>> BEGIN Data segment

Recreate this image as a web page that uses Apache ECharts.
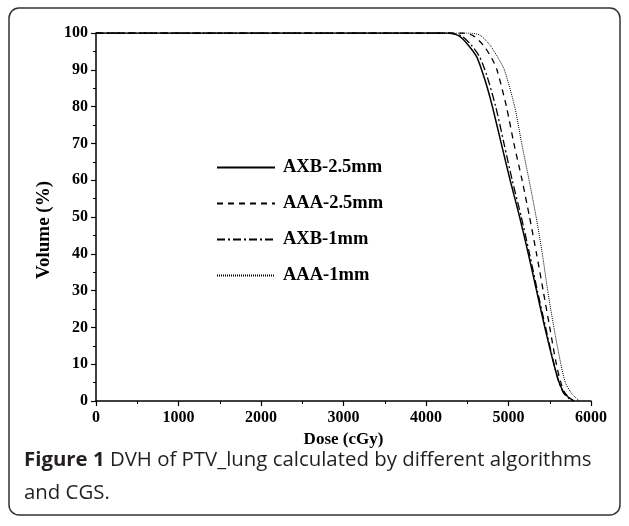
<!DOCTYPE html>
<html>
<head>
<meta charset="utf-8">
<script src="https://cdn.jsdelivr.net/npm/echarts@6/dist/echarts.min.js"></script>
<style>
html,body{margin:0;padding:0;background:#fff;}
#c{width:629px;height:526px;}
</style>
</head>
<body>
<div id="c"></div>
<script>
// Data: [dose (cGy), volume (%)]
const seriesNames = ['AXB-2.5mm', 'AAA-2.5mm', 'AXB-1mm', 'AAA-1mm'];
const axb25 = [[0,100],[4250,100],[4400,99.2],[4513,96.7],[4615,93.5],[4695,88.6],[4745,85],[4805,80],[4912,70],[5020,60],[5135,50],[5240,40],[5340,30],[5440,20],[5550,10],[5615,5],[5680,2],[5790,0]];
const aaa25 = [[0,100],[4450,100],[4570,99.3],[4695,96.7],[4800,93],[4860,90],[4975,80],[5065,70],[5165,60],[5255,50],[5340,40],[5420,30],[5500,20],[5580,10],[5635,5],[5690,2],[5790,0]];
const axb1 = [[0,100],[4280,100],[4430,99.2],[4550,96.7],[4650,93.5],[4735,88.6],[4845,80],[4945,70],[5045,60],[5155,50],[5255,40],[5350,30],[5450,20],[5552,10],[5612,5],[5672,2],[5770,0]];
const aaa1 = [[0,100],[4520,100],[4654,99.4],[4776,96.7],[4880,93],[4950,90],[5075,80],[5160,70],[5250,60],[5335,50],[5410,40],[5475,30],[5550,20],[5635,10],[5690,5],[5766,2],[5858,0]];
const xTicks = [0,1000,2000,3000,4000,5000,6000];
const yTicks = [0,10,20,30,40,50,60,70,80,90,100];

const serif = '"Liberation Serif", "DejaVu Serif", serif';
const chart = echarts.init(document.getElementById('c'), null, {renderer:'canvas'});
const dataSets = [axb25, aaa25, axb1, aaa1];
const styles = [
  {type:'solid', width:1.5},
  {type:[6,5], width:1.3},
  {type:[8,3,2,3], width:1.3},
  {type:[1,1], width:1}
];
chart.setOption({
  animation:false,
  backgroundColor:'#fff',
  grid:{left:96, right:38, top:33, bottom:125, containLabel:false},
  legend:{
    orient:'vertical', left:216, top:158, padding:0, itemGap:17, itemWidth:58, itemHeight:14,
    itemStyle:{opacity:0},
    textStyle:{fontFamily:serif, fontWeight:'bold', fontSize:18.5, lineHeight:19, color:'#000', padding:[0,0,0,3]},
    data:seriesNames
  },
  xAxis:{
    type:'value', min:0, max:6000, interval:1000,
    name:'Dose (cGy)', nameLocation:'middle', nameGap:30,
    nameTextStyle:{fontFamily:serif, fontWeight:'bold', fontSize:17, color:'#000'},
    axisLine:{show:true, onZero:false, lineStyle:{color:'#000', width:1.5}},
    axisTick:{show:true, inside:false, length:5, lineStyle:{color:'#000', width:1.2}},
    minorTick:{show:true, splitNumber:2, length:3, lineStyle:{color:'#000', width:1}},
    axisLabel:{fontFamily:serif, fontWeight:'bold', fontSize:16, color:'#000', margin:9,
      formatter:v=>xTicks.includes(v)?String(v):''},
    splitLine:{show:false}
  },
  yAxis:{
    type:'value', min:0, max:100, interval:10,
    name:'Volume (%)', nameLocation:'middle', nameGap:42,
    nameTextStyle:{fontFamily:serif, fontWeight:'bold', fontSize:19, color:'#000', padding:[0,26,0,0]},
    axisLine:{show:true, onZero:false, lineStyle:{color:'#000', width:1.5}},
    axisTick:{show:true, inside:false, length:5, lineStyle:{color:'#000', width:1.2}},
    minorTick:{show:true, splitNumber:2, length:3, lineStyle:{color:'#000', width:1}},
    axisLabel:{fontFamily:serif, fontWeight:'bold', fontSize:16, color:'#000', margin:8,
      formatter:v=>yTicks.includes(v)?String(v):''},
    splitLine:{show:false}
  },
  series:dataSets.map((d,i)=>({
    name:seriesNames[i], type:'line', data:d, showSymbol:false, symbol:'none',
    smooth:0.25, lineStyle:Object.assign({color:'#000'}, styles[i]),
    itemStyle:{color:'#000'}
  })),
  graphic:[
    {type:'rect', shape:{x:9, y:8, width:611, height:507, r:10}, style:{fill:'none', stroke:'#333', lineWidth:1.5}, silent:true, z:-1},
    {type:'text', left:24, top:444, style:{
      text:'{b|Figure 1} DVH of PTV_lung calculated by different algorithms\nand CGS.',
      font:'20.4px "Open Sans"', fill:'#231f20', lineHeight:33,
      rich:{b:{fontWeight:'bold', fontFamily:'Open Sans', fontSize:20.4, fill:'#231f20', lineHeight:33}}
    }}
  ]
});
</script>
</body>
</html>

>> END Data segment

• Exercise objective:
Output a faithful copy of the data, with each picture left out.

• Solution to the problem:
Recreate this image as a web page that uses Apache ECharts.
<!DOCTYPE html>
<html>
<head>
<meta charset="utf-8">
<script src="https://cdn.jsdelivr.net/npm/echarts@6/dist/echarts.min.js"></script>
<style>
html,body{margin:0;padding:0;background:#fff;}
#c{width:629px;height:526px;}
</style>
</head>
<body>
<div id="c"></div>
<script>
// Data: [dose (cGy), volume (%)]
const seriesNames = ['AXB-2.5mm', 'AAA-2.5mm', 'AXB-1mm', 'AAA-1mm'];
const axb25 = [[0,100],[4250,100],[4400,99.2],[4513,96.7],[4615,93.5],[4695,88.6],[4745,85],[4805,80],[4912,70],[5020,60],[5135,50],[5240,40],[5340,30],[5440,20],[5550,10],[5615,5],[5680,2],[5790,0]];
const aaa25 = [[0,100],[4450,100],[4570,99.3],[4695,96.7],[4800,93],[4860,90],[4975,80],[5065,70],[5165,60],[5255,50],[5340,40],[5420,30],[5500,20],[5580,10],[5635,5],[5690,2],[5790,0]];
const axb1 = [[0,100],[4280,100],[4430,99.2],[4550,96.7],[4650,93.5],[4735,88.6],[4845,80],[4945,70],[5045,60],[5155,50],[5255,40],[5350,30],[5450,20],[5552,10],[5612,5],[5672,2],[5770,0]];
const aaa1 = [[0,100],[4520,100],[4654,99.4],[4776,96.7],[4880,93],[4950,90],[5075,80],[5160,70],[5250,60],[5335,50],[5410,40],[5475,30],[5550,20],[5635,10],[5690,5],[5766,2],[5858,0]];
const xTicks = [0,1000,2000,3000,4000,5000,6000];
const yTicks = [0,10,20,30,40,50,60,70,80,90,100];

const serif = '"Liberation Serif", "DejaVu Serif", serif';
const chart = echarts.init(document.getElementById('c'), null, {renderer:'canvas'});
const dataSets = [axb25, aaa25, axb1, aaa1];
const styles = [
  {type:'solid', width:1.5},
  {type:[6,5], width:1.3},
  {type:[8,3,2,3], width:1.3},
  {type:[1,1], width:1}
];
chart.setOption({
  animation:false,
  backgroundColor:'#fff',
  grid:{left:96, right:38, top:33, bottom:125, containLabel:false},
  legend:{
    orient:'vertical', left:216, top:158, padding:0, itemGap:17, itemWidth:58, itemHeight:14,
    itemStyle:{opacity:0},
    textStyle:{fontFamily:serif, fontWeight:'bold', fontSize:18.5, lineHeight:19, color:'#000', padding:[0,0,0,3]},
    data:seriesNames
  },
  xAxis:{
    type:'value', min:0, max:6000, interval:1000,
    name:'Dose (cGy)', nameLocation:'middle', nameGap:30,
    nameTextStyle:{fontFamily:serif, fontWeight:'bold', fontSize:17, color:'#000'},
    axisLine:{show:true, onZero:false, lineStyle:{color:'#000', width:1.5}},
    axisTick:{show:true, inside:false, length:5, lineStyle:{color:'#000', width:1.2}},
    minorTick:{show:true, splitNumber:2, length:3, lineStyle:{color:'#000', width:1}},
    axisLabel:{fontFamily:serif, fontWeight:'bold', fontSize:16, color:'#000', margin:9,
      formatter:v=>xTicks.includes(v)?String(v):''},
    splitLine:{show:false}
  },
  yAxis:{
    type:'value', min:0, max:100, interval:10,
    name:'Volume (%)', nameLocation:'middle', nameGap:42,
    nameTextStyle:{fontFamily:serif, fontWeight:'bold', fontSize:19, color:'#000', padding:[0,26,0,0]},
    axisLine:{show:true, onZero:false, lineStyle:{color:'#000', width:1.5}},
    axisTick:{show:true, inside:false, length:5, lineStyle:{color:'#000', width:1.2}},
    minorTick:{show:true, splitNumber:2, length:3, lineStyle:{color:'#000', width:1}},
    axisLabel:{fontFamily:serif, fontWeight:'bold', fontSize:16, color:'#000', margin:8,
      formatter:v=>yTicks.includes(v)?String(v):''},
    splitLine:{show:false}
  },
  series:dataSets.map((d,i)=>({
    name:seriesNames[i], type:'line', data:d, showSymbol:false, symbol:'none',
    smooth:0.25, lineStyle:Object.assign({color:'#000'}, styles[i]),
    itemStyle:{color:'#000'}
  })),
  graphic:[
    {type:'rect', shape:{x:9, y:8, width:611, height:507, r:10}, style:{fill:'none', stroke:'#333', lineWidth:1.5}, silent:true, z:-1},
    {type:'text', left:24, top:444, style:{
      text:'{b|Figure 1} DVH of PTV_lung calculated by different algorithms\nand CGS.',
      font:'20.4px "Open Sans"', fill:'#231f20', lineHeight:33,
      rich:{b:{fontWeight:'bold', fontFamily:'Open Sans', fontSize:20.4, fill:'#231f20', lineHeight:33}}
    }}
  ]
});
</script>
</body>
</html>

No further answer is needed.